To be honest I liked this more than I thought I would and for only 49TL it’s not a bad white to have on hand. For me it was definitely a food wine and it definitely needed to be served quite cold but I think this isn’t the last time I’ll be seeing this Arcadia Pinot Gris!

Arcadia Sauvignon Gris

Arcadia Sauvignon Gris 2010

“‘The time has come,’ the walrus said, ‘to talk of other things’.” For me that means it’s time to switch from my beloved red wines to the whites I try to drink during the warmer months. Now that summer is upon us I will try to drink more whites, like the Arcadia Sauvignon Gris and may even face off with a few Chardonnays. To kick this off I went to a white wine tasting with some of my girlfriends.

Organized by Istanbul-based British pub, Pubness, we were to taste our way through four different Turkish wines with French sommelier Jean Luc. Forty to sixty people were expected at this event but only nine of us came. While some of that may be attributed to flaky people this was also a day when Istanbul experienced a 4.4 magnitude earthquake, a bombing that killed 11 people, a bus accident that killed several more people, and severe weather. Given all that I’d say nine people was a pretty decent turn out. Apparently not for Jean Luc who, and I am not kidding, refused to go ahead with the tasting because he wouldn’t lower himself to speak to such a small group. The Pubness owners apologized profusely while Jean Luc sat at the back of the bar, wrapped in his own imagined superiority. We went on to enjoy our evening sans Jean Luc, spoke to Pubness’s bar manager about the wines we were supposed to have sampled, and had our own fun while loudly disparaging Jean Luc, his heritage, what his ego was compensating for, and pretty much anything else we could think of.

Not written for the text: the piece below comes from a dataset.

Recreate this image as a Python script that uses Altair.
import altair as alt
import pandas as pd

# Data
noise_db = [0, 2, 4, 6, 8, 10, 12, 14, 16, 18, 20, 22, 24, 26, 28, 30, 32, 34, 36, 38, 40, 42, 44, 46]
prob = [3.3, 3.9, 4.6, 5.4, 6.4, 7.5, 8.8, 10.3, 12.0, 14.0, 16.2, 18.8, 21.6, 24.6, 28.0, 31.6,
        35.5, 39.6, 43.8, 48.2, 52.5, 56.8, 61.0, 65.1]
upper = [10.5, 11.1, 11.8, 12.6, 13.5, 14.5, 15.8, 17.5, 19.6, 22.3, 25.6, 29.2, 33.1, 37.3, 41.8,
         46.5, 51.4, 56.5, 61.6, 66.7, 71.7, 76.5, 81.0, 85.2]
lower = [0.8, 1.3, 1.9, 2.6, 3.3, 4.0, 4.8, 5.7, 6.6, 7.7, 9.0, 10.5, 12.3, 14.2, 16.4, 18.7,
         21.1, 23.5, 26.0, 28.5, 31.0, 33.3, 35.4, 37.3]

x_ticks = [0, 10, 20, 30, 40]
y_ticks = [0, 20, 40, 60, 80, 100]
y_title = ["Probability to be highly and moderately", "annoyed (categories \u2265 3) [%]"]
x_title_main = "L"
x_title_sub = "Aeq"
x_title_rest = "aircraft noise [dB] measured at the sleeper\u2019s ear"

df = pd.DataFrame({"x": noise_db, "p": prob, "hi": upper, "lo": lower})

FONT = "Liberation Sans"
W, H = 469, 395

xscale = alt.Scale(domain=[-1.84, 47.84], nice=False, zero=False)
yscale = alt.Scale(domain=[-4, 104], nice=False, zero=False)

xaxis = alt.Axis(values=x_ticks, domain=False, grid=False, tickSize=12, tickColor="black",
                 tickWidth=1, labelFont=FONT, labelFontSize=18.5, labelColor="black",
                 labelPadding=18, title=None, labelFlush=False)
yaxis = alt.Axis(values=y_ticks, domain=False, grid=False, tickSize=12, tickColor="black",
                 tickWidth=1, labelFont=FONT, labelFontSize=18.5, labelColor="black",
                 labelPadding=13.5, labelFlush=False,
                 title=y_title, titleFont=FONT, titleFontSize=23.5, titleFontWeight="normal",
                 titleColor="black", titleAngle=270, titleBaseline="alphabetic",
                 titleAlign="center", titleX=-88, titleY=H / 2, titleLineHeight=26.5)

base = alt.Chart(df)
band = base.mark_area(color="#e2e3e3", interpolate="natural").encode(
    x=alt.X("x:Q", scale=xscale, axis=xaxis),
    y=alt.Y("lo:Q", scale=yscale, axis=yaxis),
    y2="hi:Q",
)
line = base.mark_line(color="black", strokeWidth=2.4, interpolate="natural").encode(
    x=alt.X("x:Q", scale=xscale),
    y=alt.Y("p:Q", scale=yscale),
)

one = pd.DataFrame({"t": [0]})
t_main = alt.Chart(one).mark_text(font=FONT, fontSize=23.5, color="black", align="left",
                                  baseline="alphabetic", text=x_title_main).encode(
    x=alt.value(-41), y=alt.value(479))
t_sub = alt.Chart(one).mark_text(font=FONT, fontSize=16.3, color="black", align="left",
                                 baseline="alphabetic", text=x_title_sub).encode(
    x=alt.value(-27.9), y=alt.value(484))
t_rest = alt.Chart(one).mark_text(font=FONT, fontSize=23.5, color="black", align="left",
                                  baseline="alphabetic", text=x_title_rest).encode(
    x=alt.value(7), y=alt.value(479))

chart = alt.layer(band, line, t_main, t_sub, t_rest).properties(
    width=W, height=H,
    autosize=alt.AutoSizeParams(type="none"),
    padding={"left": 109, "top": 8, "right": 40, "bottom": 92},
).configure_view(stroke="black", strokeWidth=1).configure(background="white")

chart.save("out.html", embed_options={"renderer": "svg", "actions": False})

Jean Luc wankery aside, we begin this season of whites with the 2010 Arcadia Sauvignon Gris. A lovely person gave this to me as a gift for my house warning so I don’t know how much it’ll set you back. I found this an interesting if not exactly enjoyable wine.

For one thing it was a learning experience for me. I’ve never had a Sauvignon Gris before so imagine my surprise encountering it here in Turkey. The Sauvignon Gris grape is a pink grape which, at least in this case, produced a brilliant, clear pale straw/gold color. Most commonly found in the Loire valley, it’s usually labeled only as a Bordeaux wine as it’s apparently illegal to label it with the grape name.

walnut tulum & chevre cheeses w/ lavender apricot jam

At first I had a hard time smelling past the oak in the Arcadia Sauvignon Gris to the fruit underneath but as the wine opened more I got some apple and stone fruit along with sweet spices and almond. The flavors were quite nice and paired beautifully with the walnut tulum and chevre cheeses that I had. Tulum seems to be Turkey’s response to Stilton, it’s got a very strong flavor.

While the flavors were nice enough where the Arcadia Sauvignon Gris let me down was the mouth feel. It’s very flabby. I got no acid at all from this and I wonder if the bottle had gone off. Have you ever drunk water that’s been overly softened? That’s what this felt like. I’ve never had such a flabby wine before and while I appreciate that I now really understand what it means when you say ‘flabby wine’ I will be more than happy to not ever repeat the experience again.

Speaking of flabby…’Jean Luc’ is now code for anyone being too pretentious, egotistical, self-important, etc., etc. The real shame of the evening was that for all the sommeliers trying to change people’s mind about the accessibility of wine and the poor imagine of the snooty sommelier many hold there is a Jean Luc perpetuating the stereotype. I am sometimes pretentious but I vow that when I get my sommelier certificate I will not be a Jean Luc!